DEFENSE REFORM: YES, BUT HOW?
There is widespread dissatisfaction with the organization and performance of the Department of Defense, a new Congressional Research Service report says, but no consensus on what to do about it. Driving the current debate, CRS says, are questions such as:
* “Why, after the expenditure of nearly $1.6 trillion and over 15 years at war in Iraq and Afghanistan, has the United States had such difficulty translating tactical and operational victories into sustainable political outcomes?”
* “Why, despite the expenditure of over $600 billion per year on defense, is the readiness of the force approaching critically low levels, according to military officials, while the number of platforms and capabilities being produced are generally short of perceived requirements?”
* “Why, despite tactical and operational adaptations around the world, is DOD often seen as having difficulty formulating strategies and policies in sufficient time to adapt to and meet the increasingly dynamic threat environment?”
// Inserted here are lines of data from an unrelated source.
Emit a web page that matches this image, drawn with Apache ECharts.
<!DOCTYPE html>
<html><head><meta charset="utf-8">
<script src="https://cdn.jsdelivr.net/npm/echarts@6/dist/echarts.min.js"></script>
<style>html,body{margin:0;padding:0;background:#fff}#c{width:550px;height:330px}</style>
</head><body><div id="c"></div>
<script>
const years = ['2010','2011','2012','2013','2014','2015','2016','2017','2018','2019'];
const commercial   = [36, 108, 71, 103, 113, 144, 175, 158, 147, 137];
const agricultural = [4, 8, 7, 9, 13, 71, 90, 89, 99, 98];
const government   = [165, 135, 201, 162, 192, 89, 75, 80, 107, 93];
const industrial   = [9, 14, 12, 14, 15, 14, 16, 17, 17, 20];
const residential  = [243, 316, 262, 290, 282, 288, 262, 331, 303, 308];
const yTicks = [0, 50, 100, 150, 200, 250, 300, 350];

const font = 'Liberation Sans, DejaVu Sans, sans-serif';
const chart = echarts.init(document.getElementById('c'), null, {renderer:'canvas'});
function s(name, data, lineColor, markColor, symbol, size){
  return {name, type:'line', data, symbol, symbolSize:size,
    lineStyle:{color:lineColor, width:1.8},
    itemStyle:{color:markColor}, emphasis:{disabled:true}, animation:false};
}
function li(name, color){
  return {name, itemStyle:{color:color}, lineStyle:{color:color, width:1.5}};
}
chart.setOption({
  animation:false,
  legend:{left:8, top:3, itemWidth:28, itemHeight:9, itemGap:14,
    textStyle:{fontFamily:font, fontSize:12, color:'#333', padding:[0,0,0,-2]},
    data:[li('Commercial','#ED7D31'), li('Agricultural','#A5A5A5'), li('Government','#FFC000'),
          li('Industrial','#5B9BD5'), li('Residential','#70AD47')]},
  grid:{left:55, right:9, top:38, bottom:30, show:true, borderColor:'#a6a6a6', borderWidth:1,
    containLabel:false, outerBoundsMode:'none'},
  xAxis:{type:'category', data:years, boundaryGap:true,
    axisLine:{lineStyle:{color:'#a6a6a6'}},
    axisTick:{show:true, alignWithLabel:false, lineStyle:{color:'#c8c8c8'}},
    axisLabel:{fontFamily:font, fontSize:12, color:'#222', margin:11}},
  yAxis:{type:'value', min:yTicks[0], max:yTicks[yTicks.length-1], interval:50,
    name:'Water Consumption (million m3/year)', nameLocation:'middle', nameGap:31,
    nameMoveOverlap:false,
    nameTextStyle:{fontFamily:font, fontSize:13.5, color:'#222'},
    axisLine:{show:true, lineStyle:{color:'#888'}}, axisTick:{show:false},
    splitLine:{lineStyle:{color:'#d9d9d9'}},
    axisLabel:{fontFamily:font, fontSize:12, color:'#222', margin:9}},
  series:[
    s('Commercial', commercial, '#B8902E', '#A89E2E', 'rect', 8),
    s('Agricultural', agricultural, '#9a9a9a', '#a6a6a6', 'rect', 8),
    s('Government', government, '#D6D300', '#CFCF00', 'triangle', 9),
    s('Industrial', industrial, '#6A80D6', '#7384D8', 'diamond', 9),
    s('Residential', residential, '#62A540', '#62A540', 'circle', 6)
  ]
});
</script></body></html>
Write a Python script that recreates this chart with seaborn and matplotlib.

“Taken together, […] the issues raised by these questions suggest the systemic nature of the challenges with which the Department of Defense appears to be grappling. In other words, they suggest that DOD’s organizational architecture and culture may merit serious review and analysis.”
“This report is intended to assist Congress as it evaluates the variety of reform proposals currently under discussion.” See Goldwater-Nichols at 30: Defense Reform and Issues for Congress, April 20, 2016.